* INSTRUCTIONS FOR THE TASK
Give only the number of lines that hold the word "this".

* RECORDS FOR PROCESSING
########################################
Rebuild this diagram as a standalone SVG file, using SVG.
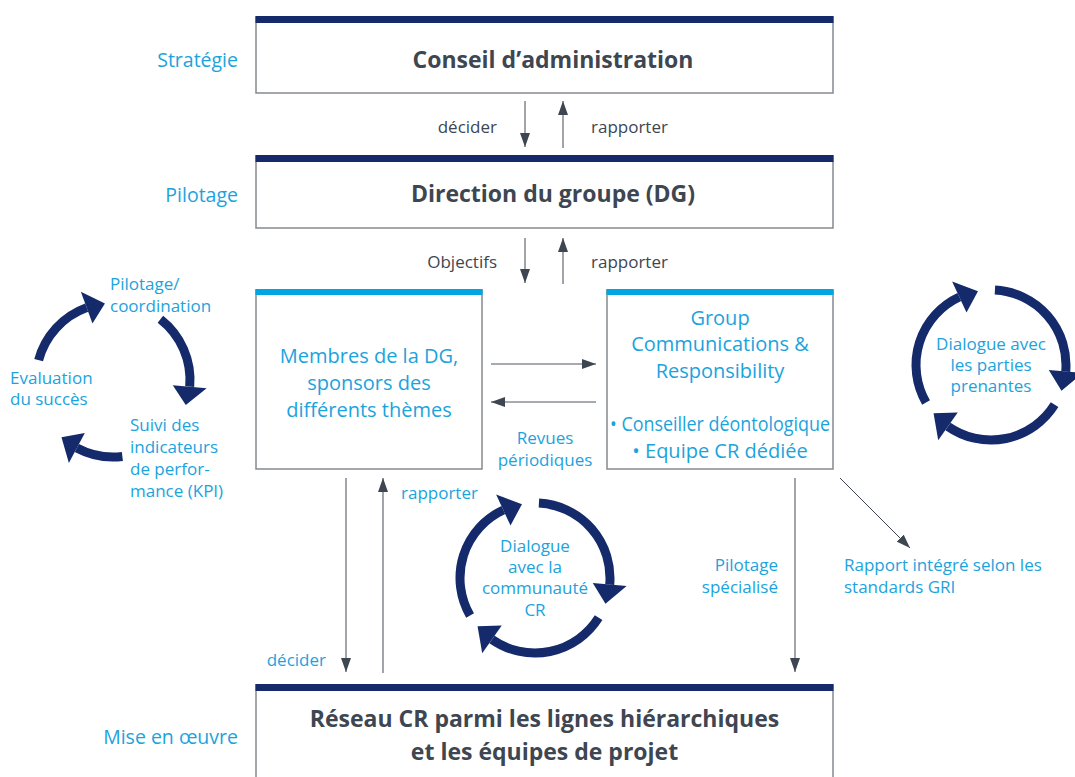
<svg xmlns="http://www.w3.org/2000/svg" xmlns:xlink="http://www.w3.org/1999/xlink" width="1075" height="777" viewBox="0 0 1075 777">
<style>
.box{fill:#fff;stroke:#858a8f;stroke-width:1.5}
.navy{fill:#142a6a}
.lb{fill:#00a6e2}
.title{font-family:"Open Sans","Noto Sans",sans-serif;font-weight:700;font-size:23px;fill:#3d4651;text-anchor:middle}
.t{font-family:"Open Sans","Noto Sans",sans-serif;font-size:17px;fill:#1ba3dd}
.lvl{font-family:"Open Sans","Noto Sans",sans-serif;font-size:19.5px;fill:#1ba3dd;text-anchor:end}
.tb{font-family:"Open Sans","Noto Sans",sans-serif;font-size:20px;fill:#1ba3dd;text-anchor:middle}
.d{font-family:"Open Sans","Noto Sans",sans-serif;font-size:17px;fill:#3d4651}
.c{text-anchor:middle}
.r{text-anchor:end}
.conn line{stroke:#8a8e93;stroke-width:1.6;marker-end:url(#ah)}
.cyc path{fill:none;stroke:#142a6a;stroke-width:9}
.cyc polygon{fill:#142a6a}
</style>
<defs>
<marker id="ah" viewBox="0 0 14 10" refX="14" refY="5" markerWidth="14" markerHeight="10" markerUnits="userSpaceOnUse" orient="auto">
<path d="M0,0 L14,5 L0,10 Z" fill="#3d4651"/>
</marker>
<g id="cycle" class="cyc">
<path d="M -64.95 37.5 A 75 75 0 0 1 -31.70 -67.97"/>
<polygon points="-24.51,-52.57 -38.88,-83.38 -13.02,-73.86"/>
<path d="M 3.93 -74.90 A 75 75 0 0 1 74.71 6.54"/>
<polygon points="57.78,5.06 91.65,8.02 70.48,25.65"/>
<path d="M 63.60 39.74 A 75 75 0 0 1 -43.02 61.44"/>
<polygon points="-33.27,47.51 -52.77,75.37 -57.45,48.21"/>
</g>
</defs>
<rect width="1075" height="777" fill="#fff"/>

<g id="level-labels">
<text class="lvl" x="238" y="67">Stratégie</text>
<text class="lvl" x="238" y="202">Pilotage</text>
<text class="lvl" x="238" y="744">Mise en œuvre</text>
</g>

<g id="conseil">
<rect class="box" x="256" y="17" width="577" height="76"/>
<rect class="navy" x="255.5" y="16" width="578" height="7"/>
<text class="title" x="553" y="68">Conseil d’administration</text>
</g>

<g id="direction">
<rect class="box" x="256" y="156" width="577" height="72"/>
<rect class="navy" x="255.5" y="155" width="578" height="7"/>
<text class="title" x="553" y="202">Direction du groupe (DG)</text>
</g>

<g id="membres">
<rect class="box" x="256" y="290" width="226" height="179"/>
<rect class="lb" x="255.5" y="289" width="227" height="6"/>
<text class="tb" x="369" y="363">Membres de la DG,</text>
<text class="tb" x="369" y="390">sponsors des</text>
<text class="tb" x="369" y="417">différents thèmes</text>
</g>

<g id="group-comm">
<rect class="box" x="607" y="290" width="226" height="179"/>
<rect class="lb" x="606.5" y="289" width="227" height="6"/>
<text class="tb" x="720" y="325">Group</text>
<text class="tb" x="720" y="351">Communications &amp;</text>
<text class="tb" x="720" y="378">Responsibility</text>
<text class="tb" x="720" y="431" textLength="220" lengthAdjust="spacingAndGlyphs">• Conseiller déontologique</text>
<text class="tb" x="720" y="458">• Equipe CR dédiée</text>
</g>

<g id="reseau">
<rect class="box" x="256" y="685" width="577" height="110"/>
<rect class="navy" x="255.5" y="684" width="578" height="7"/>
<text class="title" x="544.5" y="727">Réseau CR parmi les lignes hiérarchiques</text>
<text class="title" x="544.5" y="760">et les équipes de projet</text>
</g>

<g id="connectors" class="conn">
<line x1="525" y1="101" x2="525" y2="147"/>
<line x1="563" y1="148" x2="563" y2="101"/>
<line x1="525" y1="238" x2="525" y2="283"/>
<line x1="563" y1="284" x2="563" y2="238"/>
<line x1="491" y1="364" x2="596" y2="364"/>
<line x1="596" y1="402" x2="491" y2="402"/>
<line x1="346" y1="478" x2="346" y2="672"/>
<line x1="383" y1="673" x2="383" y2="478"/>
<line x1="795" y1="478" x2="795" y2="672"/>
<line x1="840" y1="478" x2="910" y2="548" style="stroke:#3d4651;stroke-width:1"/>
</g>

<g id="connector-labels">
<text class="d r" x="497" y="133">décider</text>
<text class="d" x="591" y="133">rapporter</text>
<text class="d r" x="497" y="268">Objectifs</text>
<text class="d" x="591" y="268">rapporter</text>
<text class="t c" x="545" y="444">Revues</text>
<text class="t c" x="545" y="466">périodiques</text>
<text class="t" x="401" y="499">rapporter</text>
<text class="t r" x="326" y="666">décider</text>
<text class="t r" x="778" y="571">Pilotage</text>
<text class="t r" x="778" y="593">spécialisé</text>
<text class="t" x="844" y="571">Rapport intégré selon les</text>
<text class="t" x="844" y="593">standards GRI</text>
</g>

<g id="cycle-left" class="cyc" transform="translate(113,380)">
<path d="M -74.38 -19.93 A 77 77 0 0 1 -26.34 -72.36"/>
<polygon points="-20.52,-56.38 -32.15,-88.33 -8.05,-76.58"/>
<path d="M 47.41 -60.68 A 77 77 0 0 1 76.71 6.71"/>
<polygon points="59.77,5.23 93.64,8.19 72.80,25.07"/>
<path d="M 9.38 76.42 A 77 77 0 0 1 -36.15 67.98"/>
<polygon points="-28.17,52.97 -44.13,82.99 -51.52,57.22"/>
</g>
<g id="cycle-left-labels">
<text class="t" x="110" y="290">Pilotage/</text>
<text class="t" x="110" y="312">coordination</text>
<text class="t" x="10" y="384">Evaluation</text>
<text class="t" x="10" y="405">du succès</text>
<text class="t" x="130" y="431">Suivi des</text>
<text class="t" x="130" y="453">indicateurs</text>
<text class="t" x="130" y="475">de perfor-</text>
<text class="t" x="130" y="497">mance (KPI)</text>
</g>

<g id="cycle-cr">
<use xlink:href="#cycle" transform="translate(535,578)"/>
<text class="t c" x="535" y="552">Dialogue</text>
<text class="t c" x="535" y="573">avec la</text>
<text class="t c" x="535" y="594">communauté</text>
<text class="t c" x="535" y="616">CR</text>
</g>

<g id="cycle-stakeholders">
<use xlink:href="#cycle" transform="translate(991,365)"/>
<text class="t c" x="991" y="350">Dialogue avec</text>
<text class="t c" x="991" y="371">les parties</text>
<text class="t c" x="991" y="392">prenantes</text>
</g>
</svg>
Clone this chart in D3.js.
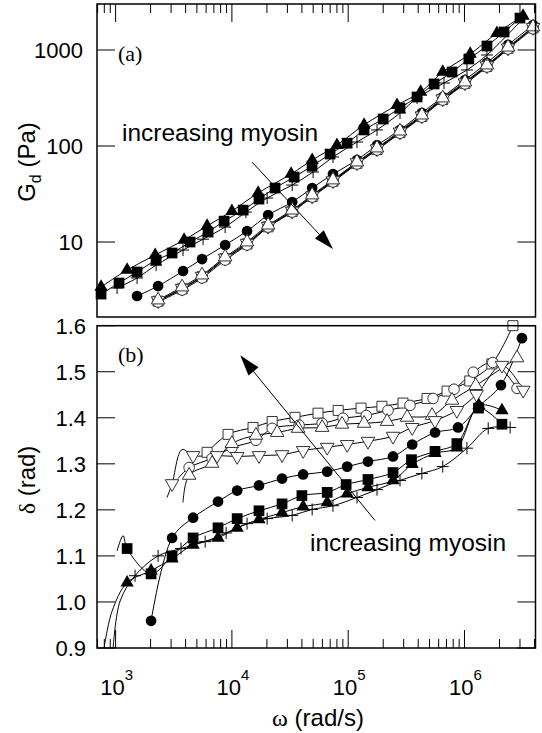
########################################
* ANSWER TO THE TASK
2